International efforts raise hopes for cooperation between the actors. The U.S., China, Japan and Russia are among the countries planning to conduct joint research on fishing in the Arctic Ocean to establish international rules. This is reported by the news platform NIKKEI Asia.

Commercial fishing is banned in much of the Arctic under the agreement signed in Greenland in 2018, cutting off access to a vast area of ocean that is opening up as climate change takes hold.

This is prompting representatives from nine countries and the European Union to meet in South Korea early next year to discuss catch quotas based on similar treaties for other regions. If the meeting is successful, the quotas could come into force as early as 2022. Thus, the guidelines for the enforcement of sustainable fisheries are to be successively expanded.

The Wärtsilä-designed trawler 5670WSD is set to become Russia’s largest and most expensive fishing vessel. The vessel is to have a length of 121 metres, a beam of 21 metres and a fish processing capacity of 150 tonnes per day. The plan is to hand over the ship to the operator in 2023. (Photo: Wärtsilä)

Their efforts are based on an international agreement banning unregulated fishing in the Arctic that came into force in June.

The fact that the US, China and Russia – the three most influential players in the region – have joined the agreement raises hopes for international cooperation on other projects in the Arctic. Global warming has reduced ice cover in the Arctic by up to 40% since the last century. As potential fishing grounds expand, it has become essential to establish rules to prevent uncontrolled fishing.

The aim of the joint research is to track the fish species in the Arctic and their current catches. If a fish stock is deemed to be adequate, a regulation is issued allowing commercial fishing within established quotas.

The members, which also include Canada, Denmark, Norway, Iceland and South Korea, will discuss the establishment of a resource management body to monitor uncontrolled fishing and resolve fisheries disputes. The aim is to establish these international rules by 2023-2024.

Map showing the area in the Central Arctic (blue) where commercial fishing has been banned since 26 June 2021. The new regime envisaged concerns the areas between the prohibited zone and the coasts. (Graphic: PAME)

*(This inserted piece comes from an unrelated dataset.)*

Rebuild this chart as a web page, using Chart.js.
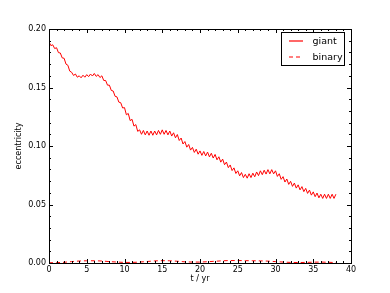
<!DOCTYPE html>
<html lang="en">

<head>
    <meta charset="UTF-8">
    <title>Eccentricity</title>
    <script src="https://cdn.jsdelivr.net/npm/chart.js"></script>
    <style>
        body {
            margin: 0;
            background: white;
        }
    </style>
</head>

<body>

    <canvas id="ecc-chart" width="390" height="293"></canvas>

    <script>
        const giantYears = [
            0, 0.25, 0.5, 0.75, 1, 1.25, 1.5, 1.75, 2, 2.25, 2.5, 2.75, 3, 3.25, 3.5, 3.75,
            4, 4.25, 4.5, 4.75, 5, 5.25, 5.5, 5.75, 6, 6.25, 6.5, 6.75, 7, 7.25, 7.5, 7.75,
            8, 8.25, 8.5, 8.75, 9, 9.25, 9.5, 9.75, 10, 10.25, 10.5, 10.75, 11, 11.25, 11.5, 11.75,
            12, 12.25, 12.5, 12.75, 13, 13.25, 13.5, 13.75, 14, 14.25, 14.5, 14.75, 15, 15.25, 15.5, 15.75,
            16, 16.25, 16.5, 16.75, 17, 17.25, 17.5, 17.75, 18, 18.25, 18.5, 18.75, 19, 19.25, 19.5, 19.75,
            20, 20.25, 20.5, 20.75, 21, 21.25, 21.5, 21.75, 22, 22.25, 22.5, 22.75, 23, 23.25, 23.5, 23.75,
            24, 24.25, 24.5, 24.75, 25, 25.25, 25.5, 25.75, 26, 26.25, 26.5, 26.75, 27, 27.25, 27.5, 27.75,
            28, 28.25, 28.5, 28.75, 29, 29.25, 29.5, 29.75, 30, 30.25, 30.5, 30.75, 31, 31.25, 31.5, 31.75,
            32, 32.25, 32.5, 32.75, 33, 33.25, 33.5, 33.75, 34, 34.25, 34.5, 34.75, 35, 35.25, 35.5, 35.75,
            36, 36.25, 36.5, 36.75, 37, 37.25, 37.5, 37.75, 38
        ];
        const giantEcc = [
            0.1890, 0.1858, 0.1865, 0.1833, 0.1840, 0.1798, 0.1795, 0.1753, 0.1750, 0.1700, 0.1690, 0.1640, 0.1630, 0.1603, 0.1615, 0.1588,
            0.1600, 0.1583, 0.1605, 0.1588, 0.1610, 0.1593, 0.1615, 0.1598, 0.1620, 0.1595, 0.1610, 0.1585, 0.1600, 0.1560, 0.1560, 0.1520,
            0.1520, 0.1475, 0.1470, 0.1425, 0.1420, 0.1375, 0.1370, 0.1325, 0.1328, 0.1267, 0.1278, 0.1217, 0.1228, 0.1170, 0.1183, 0.1125,
            0.1138, 0.1100, 0.1133, 0.1095, 0.1128, 0.1092, 0.1128, 0.1092, 0.1128, 0.1095, 0.1133, 0.1100, 0.1138, 0.1100, 0.1133, 0.1095,
            0.1128, 0.1085, 0.1113, 0.1070, 0.1098, 0.1047, 0.1068, 0.1017, 0.1038, 0.0990, 0.1013, 0.0965, 0.0988, 0.0945, 0.0973, 0.0930,
            0.0958, 0.0920, 0.0953, 0.0915, 0.0948, 0.0907, 0.0938, 0.0897, 0.0928, 0.0882, 0.0908, 0.0862, 0.0888, 0.0840, 0.0863, 0.0815,
            0.0838, 0.0790, 0.0813, 0.0765, 0.0788, 0.0745, 0.0773, 0.0730, 0.0758, 0.0725, 0.0763, 0.0730, 0.0768, 0.0737, 0.0778, 0.0747,
            0.0788, 0.0755, 0.0793, 0.0760, 0.0798, 0.0762, 0.0798, 0.0762, 0.0788, 0.0740, 0.0763, 0.0715, 0.0738, 0.0692, 0.0718, 0.0672,
            0.0698, 0.0655, 0.0683, 0.0640, 0.0668, 0.0625, 0.0653, 0.0610, 0.0638, 0.0595, 0.0623, 0.0580, 0.0608, 0.0567, 0.0598, 0.0557,
            0.0588, 0.0552, 0.0588, 0.0552, 0.0588, 0.0552, 0.0588, 0.0552, 0.0588
        ];

        // binary eccentricity, once a year
        const binaryYears = [
            0, 1, 2, 3, 4, 5, 6, 7, 8, 9, 10, 11, 12, 13, 14, 15, 16, 17, 18, 19,
            20, 21, 22, 23, 24, 25, 26, 27, 28, 29, 30, 31, 32, 33, 34, 35, 36, 37, 38
        ];
        const binaryEcc = [
            0.0002, 0.0003, 0.0006, 0.0012, 0.0017, 0.0019, 0.0019, 0.0017, 0.0012, 0.0008,
            0.0005, 0.0005, 0.0008, 0.0013, 0.0018, 0.0020, 0.0019, 0.0015, 0.0010, 0.0008,
            0.0008, 0.0011, 0.0015, 0.0019, 0.0021, 0.0021, 0.0020, 0.0019, 0.0018, 0.0016,
            0.0012, 0.0008, 0.0005, 0.0004, 0.0005, 0.0007, 0.0008, 0.0006, 0.0004
        ];

        const seriesNames = ['giant', 'binary'];
        const seriesColor = 'rgb(255, 0, 0)';
        const seriesDash = [[], [4, 3]];

        const xMin = 0, xMax = 40, xMajor = 5, xMinor = 1;
        const yMin = 0, yMax = 0.20, yMajor = 0.05, yMinor = 0.01;

        const fontFamily = '"DejaVu Sans", sans-serif';

        function toPoints(xs, ys) {
            return xs.map((x, i) => ({ x: x, y: ys[i] }));
        }

        // matplotlib style: frame round the plot, ticks pointing inwards on all sides, legend inside
        const mplFrame = {
            id: 'mplFrame',
            afterDraw(chart) {
                const c = chart.ctx;
                const a = chart.chartArea;
                const xs = chart.scales.x;
                const ys = chart.scales.y;
                c.save();
                c.strokeStyle = 'black';
                c.lineWidth = 1;
                c.setLineDash([]);
                c.strokeRect(Math.round(a.left) + 0.5, Math.round(a.top) + 0.5,
                    Math.round(a.right - a.left), Math.round(a.bottom - a.top));

                c.beginPath();
                const nx = Math.round((xMax - xMin) / xMinor);
                for (let i = 0; i <= nx; i++) {
                    const px = Math.round(xs.getPixelForValue(xMin + i * xMinor)) + 0.5;
                    const len = (i % (xMajor / xMinor) === 0) ? 4 : 2;
                    c.moveTo(px, a.bottom);
                    c.lineTo(px, a.bottom - len);
                    c.moveTo(px, a.top);
                    c.lineTo(px, a.top + len);
                }
                const ny = Math.round((yMax - yMin) / yMinor);
                for (let i = 0; i <= ny; i++) {
                    const py = Math.round(ys.getPixelForValue(yMin + i * yMinor)) + 0.5;
                    const len = (i % 5 === 0) ? 4 : 2;
                    c.moveTo(a.left, py);
                    c.lineTo(a.left + len, py);
                    c.moveTo(a.right, py);
                    c.lineTo(a.right - len, py);
                }
                c.stroke();
                c.restore();

                // legend box
                const bx = 281.5, by = 32.5, bw = 63, bh = 33;
                c.save();
                c.fillStyle = 'white';
                c.strokeStyle = 'black';
                c.lineWidth = 1;
                c.fillRect(bx, by, bw, bh);
                c.strokeRect(bx, by, bw, bh);
                c.font = '9.5px ' + fontFamily;
                c.textBaseline = 'middle';
                c.textAlign = 'left';
                seriesNames.forEach((name, i) => {
                    // on a pixel edge so the 1px line spreads over two rows, like the antialiased original
                    const ly = Math.round(by + 8 + i * 16);
                    c.strokeStyle = seriesColor;
                    c.lineWidth = 1.2;
                    c.setLineDash(seriesDash[i]);
                    c.beginPath();
                    c.moveTo(bx + 7.5, ly);
                    c.lineTo(bx + 21.5, ly);
                    c.stroke();
                    c.setLineDash([]);
                    c.fillStyle = 'black';
                    c.fillText(name, bx + 31, ly + 0.5);
                });
                c.restore();
            }
        };

        const ctx = document.getElementById('ecc-chart').getContext('2d');

        new Chart(ctx, {
            type: 'line',
            data: {
                datasets: [{
                    label: seriesNames[0],
                    data: toPoints(giantYears, giantEcc),
                    borderColor: seriesColor,
                    borderWidth: 1,
                    borderDash: seriesDash[0],
                    pointRadius: 0,
                    tension: 0
                }, {
                    label: seriesNames[1],
                    data: toPoints(binaryYears, binaryEcc),
                    borderColor: seriesColor,
                    borderWidth: 1,
                    borderDash: seriesDash[1],
                    pointRadius: 0,
                    tension: 0
                }]
            },
            options: {
                responsive: false,
                animation: false,
                layout: {
                    padding: { top: 29, right: 39, left: 0, bottom: 0 }
                },
                plugins: {
                    legend: { display: false },
                    tooltip: { enabled: false }
                },
                scales: {
                    x: {
                        type: 'linear',
                        min: xMin,
                        max: xMax,
                        grid: { display: false, drawTicks: false },
                        border: { display: false },
                        ticks: {
                            stepSize: xMajor,
                            color: 'black',
                            padding: 2,
                            maxRotation: 0,
                            font: { family: fontFamily, size: 8 }
                        },
                        title: {
                            display: true,
                            text: 't / yr',
                            color: 'black',
                            padding: { top: 0, bottom: 9 },
                            font: { family: fontFamily, size: 8 }
                        },
                        afterFit(scale) { scale.height = 30; }
                    },
                    y: {
                        min: yMin,
                        max: yMax,
                        grid: { display: false, drawTicks: false },
                        border: { display: false },
                        ticks: {
                            stepSize: yMajor,
                            color: 'black',
                            padding: 3,
                            font: { family: fontFamily, size: 8 },
                            callback: v => v.toFixed(2)
                        },
                        title: {
                            display: true,
                            text: 'eccentricity',
                            color: 'black',
                            padding: { top: 14, bottom: 0 },
                            font: { family: fontFamily, size: 8 }
                        },
                        afterFit(scale) { scale.width = 49; }
                    }
                }
            },
            plugins: [mplFrame]
        });
    </script>
</body>

</html>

The Arctic lacks global rules like the Antarctic Treaty in the South. Countries are vying to tap into their rich resources, which include oil, natural gas and rare earths as well as fish.

China released its first Arctic policy paper in 2018, unveiling plans to develop a maritime route dubbed the “Polar Silk Road.” China also signaled its intention to intensify resource development as part of a five-year plan. China is already planning a mining project for ‘rare earths’ in Greenland, which has sparked local protests and led to backlash in the EU.